South Carolina Historical Society
Located in Charleston, the South Carolina Historical Society is the state’s oldest historical society and one of South Carolina’s largest private manuscript archives. James Louis Petigru and several prominent Charleston residents founded the organization in 1855 with the mission “to collect information respecting every portion of our State, to preserve it, and when deemed advisable to publish it.” To this end the organization’s founders established a noncirculating research library.
The society held its first formal meeting on Carolina Day, June 28, 1855, and was incorporated in 1856. In 1860 it moved a portion of its collections to the Robert Mills Fireproof Building on Meeting Street. This compilation was lost during or immediately following the Civil War. Frederick A. Porcher, the society’s first recording secretary, saved much of the organization’s collection by storing it at the College of Charleston’s library. The society met once between 1861 and 1875, when it resumed regular meetings and moved its collection to the Charleston Library Society, where it remained until 1943. The society leased portions of the Robert Mills Fireproof Building from Charleston County for its operations during that year and in 1968 became the sole occupant of the building. Charleston County deeded the building to the society in 1980, and as of 2006 that location remained its headquarters.

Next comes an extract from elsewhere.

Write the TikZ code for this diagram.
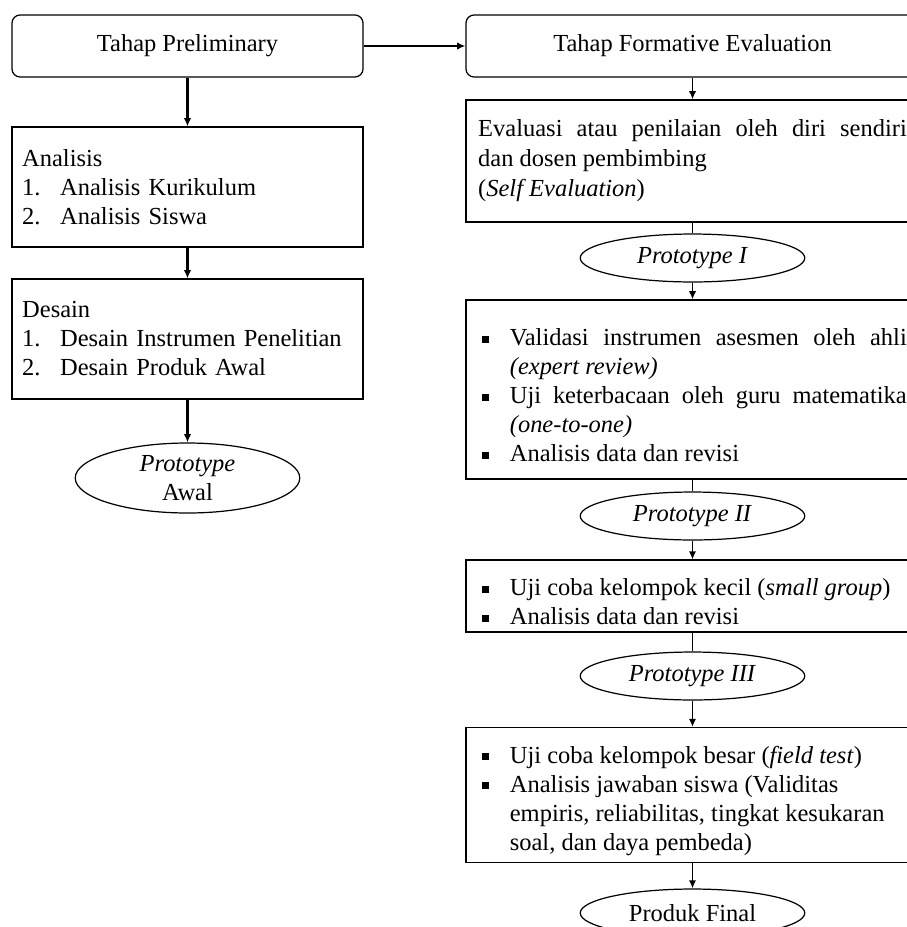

In 1857 the organization began publishing manuscripts related to South Carolina history. That year it issued the Collections of the South Carolina Historical Society, Volume I, the first in a series of five volumes published. In 1900 the society began publication of the South Carolina Historical and Genealogical Magazine, and in 1952 the word “genealogical” was dropped from the title. For more than one hundred years the South Carolina Historical Magazine has published original scholarship and edited documents concerning South Carolina history. In 1985 the society began publication of Carologue, a general-interest magazine distributed to its approximately 3,800 members.